The King v Ryan Churchill (a pseudonym) [2025] HCA 11, April 2, 2025, at paragraphs 3 and 4:
In a trial of a sexual offence in Victoria, evidence that a complainant was distressed at the time of making a pre-trial complaint is ordinarily relevant and admissible. It is relevant within the meaning of s 55 of the Evidence Act on either or both of two bases: as evidence that, if accepted, could, first, enhance the credit of the complainant if the jury were to find a causal connection between the distress and the making of the complaint and, second, support the occurrence of the offending if the jury were to find a causal connection between the distress and the offending. On either basis, the evidence could rationally indirectly affect the assessment of the probability of the existence of a fact in issue – namely, whether the offending occurred – and is therefore relevant within the meaning of s 55. Consequently, it is admissible in a trial of a sexual offence under s 56 of the Evidence Act.
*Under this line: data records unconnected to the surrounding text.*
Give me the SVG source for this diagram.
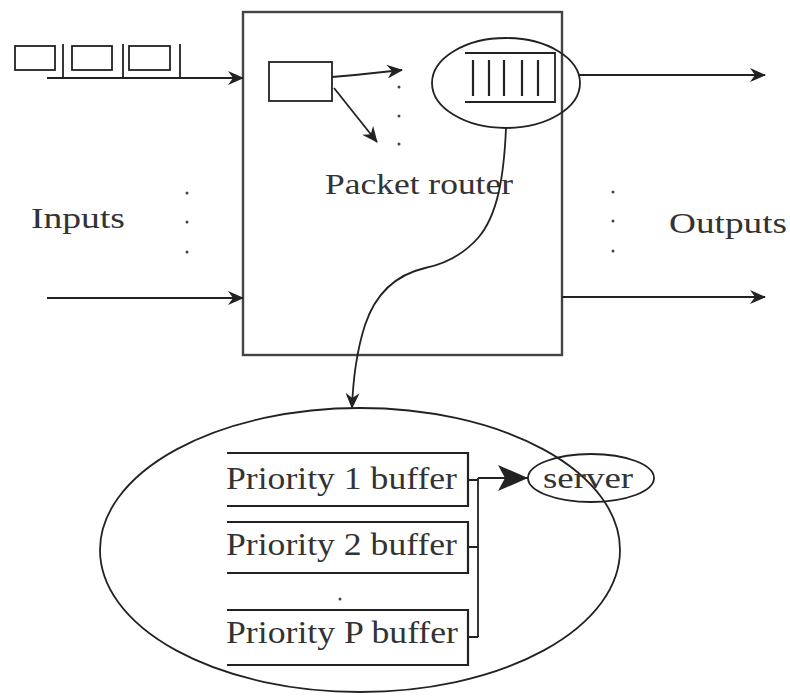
<svg xmlns="http://www.w3.org/2000/svg" width="790" height="696" viewBox="0 0 790 696">
  <defs>
    <marker id="arrow" viewBox="0 0 16 14" refX="15" refY="7" markerWidth="16" markerHeight="14" markerUnits="userSpaceOnUse" orient="auto">
      <path d="M0,0 L16,7 L0,14 L5,7 z" fill="#222"/>
    </marker>
    <marker id="arrowBig" viewBox="0 0 30 26" refX="30" refY="13" markerWidth="30" markerHeight="26" markerUnits="userSpaceOnUse" orient="auto">
      <path d="M0,0 L30,13 L0,26 L7,13 z" fill="#222"/>
    </marker>
  </defs>
  <style>
    .ln { fill: none; stroke: #222; stroke-width: 2.2; }
    .thin { fill: none; stroke: #222; stroke-width: 1.8; }
    .lbl { font-family: "Liberation Serif", "DejaVu Serif", serif; fill: #333; }
    .dot { fill: #444; }
  </style>
  <rect width="790" height="696" fill="#fff"/>

  <!-- packet router frame -->
  <g id="router">
    <rect x="243" y="12" width="319" height="343" fill="none" stroke="#444" stroke-width="2.4"/>
    <text class="lbl" x="325" y="194" font-size="30" textLength="188" lengthAdjust="spacingAndGlyphs">Packet router</text>
  </g>

  <!-- incoming packet train -->
  <g id="packets">
    <rect x="15" y="46" width="40" height="24" class="thin"/>
    <rect x="72" y="46" width="40" height="24" class="thin"/>
    <rect x="129" y="46" width="41" height="24" class="thin"/>
    <path d="M63,44 V78 M123,44 V78 M180,44 V78" class="thin"/>
  </g>

  <!-- routing element -->
  <g id="classifier">
    <rect x="269" y="62" width="63" height="39" class="thin"/>
  </g>

  <!-- output queue highlighted by an ellipse -->
  <g id="queue">
    <ellipse cx="506" cy="83" rx="74" ry="45" class="thin"/>
    <path d="M465,53 H555 V102 H465" class="thin"/>
    <path d="M473,60 V96 M489,60 V96 M504,60 V96 M522,60 V96 M538,60 V96" class="ln"/>
  </g>

  <g id="inputs-label">
    <text class="lbl" x="31" y="228" font-size="30" textLength="94" lengthAdjust="spacingAndGlyphs">Inputs</text>
    <circle cx="187" cy="193" r="1.5" class="dot"/>
    <circle cx="187" cy="222" r="1.5" class="dot"/>
    <circle cx="187" cy="252" r="1.5" class="dot"/>
  </g>

  <g id="outputs-label">
    <text class="lbl" x="669" y="233" font-size="30" textLength="118" lengthAdjust="spacingAndGlyphs">Outputs</text>
    <circle cx="613" cy="192" r="1.5" class="dot"/>
    <circle cx="613" cy="221" r="1.5" class="dot"/>
    <circle cx="613" cy="251" r="1.5" class="dot"/>
  </g>

  <g id="router-dots">
    <circle cx="399" cy="87" r="1.5" class="dot"/>
    <circle cx="399" cy="116" r="1.5" class="dot"/>
    <circle cx="399" cy="144" r="1.5" class="dot"/>
  </g>

  <!-- zoomed view of the priority scheduler -->
  <g id="scheduler">
    <ellipse cx="360" cy="550" rx="260" ry="142" class="thin"/>
  </g>

  <g id="buffer1">
    <path d="M227,453 H468 V506 H227" class="ln"/>
    <text class="lbl" x="226" y="489" font-size="31" textLength="231" lengthAdjust="spacingAndGlyphs">Priority 1 buffer</text>
  </g>
  <g id="buffer2">
    <path d="M227,522 H468 V573 H227" class="ln"/>
    <text class="lbl" x="226" y="555" font-size="31" textLength="231" lengthAdjust="spacingAndGlyphs">Priority 2 buffer</text>
  </g>
  <circle cx="340" cy="599" r="1.5" class="dot"/>
  <g id="bufferP">
    <path d="M227,610 H468 V665 H227" class="ln"/>
    <text class="lbl" x="226" y="643" font-size="31" textLength="232" lengthAdjust="spacingAndGlyphs">Priority P buffer</text>
  </g>

  <g id="server">
    <ellipse cx="591" cy="478" rx="63" ry="24" class="thin"/>
    <text class="lbl" x="543" y="488" font-size="29" textLength="90" lengthAdjust="spacingAndGlyphs">server</text>
  </g>

  <!-- connectors -->
  <g id="connectors">
    <line x1="47" y1="78" x2="243" y2="78" class="ln" marker-end="url(#arrow)"/>
    <line x1="47" y1="298" x2="243" y2="298" class="ln" marker-end="url(#arrow)"/>
    <line x1="578" y1="75" x2="765" y2="75" class="ln" marker-end="url(#arrow)"/>
    <line x1="562" y1="297" x2="765" y2="297" class="ln" marker-end="url(#arrow)"/>
    <path d="M332,77 L355,75 L402,70" class="thin" marker-end="url(#arrow)"/>
    <path d="M334,88 L377,142" class="thin" marker-end="url(#arrow)"/>
    <path d="M506,128 C504,175 498,215 478,238 C460,258 440,265 425,268 C395,275 375,295 365,325 C357,350 353,380 352,408" class="thin" marker-end="url(#arrow)"/>
    <path d="M468,480 H478 M468,547 H478 M468,637 H478 M478,478 V637" class="thin"/>
    <line x1="478" y1="478" x2="528" y2="478" class="thin" marker-end="url(#arrowBig)"/>
  </g>
</svg>
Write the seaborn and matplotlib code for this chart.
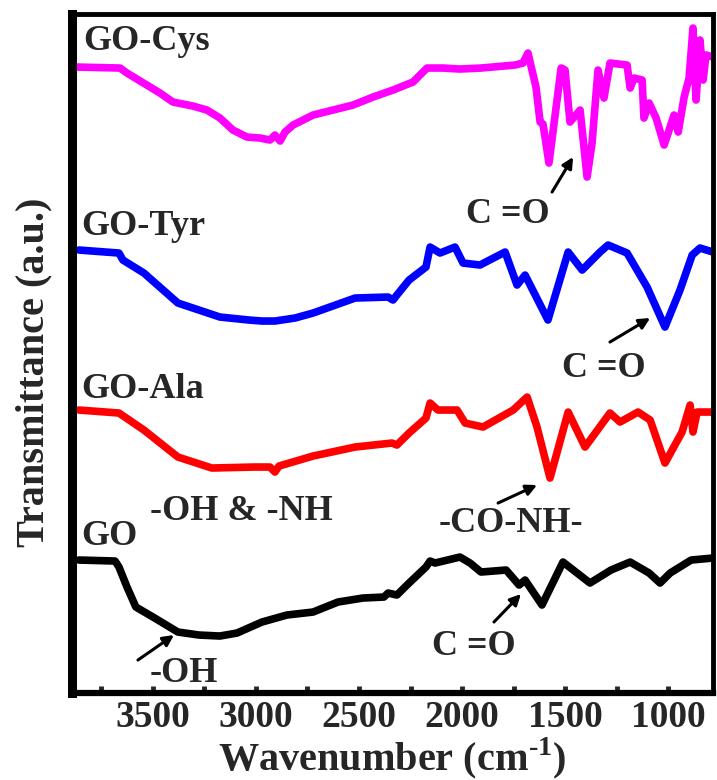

Evidence that a complainant was distressed at the time of making a pre-trial complaint is not evidence “of a kind that may be unreliable” under the Jury Directions Act. Therefore, the Jury Directions Act does not permit a prosecutor or defence counsel to request the trial judge to direct the jury that such evidence is “of a kind that may be unreliable”. Any rule of the common law to the contrary is abolished. Where that evidence is admitted as indirect or circumstantial evidence of the offending conduct, it is for the jury to determine whether to accept the evidence and the weight to be given to that evidence. The use of such evidence as indirect or circumstantial evidence can be addressed by appropriate general directions as to the drawing of conclusions and the distinction between direct and circumstantial evidence. Where there is no request for such a direction, then the trial judge is only obliged to so direct a jury if the trial judge considers there are substantial and compelling reasons for doing so in the particular case.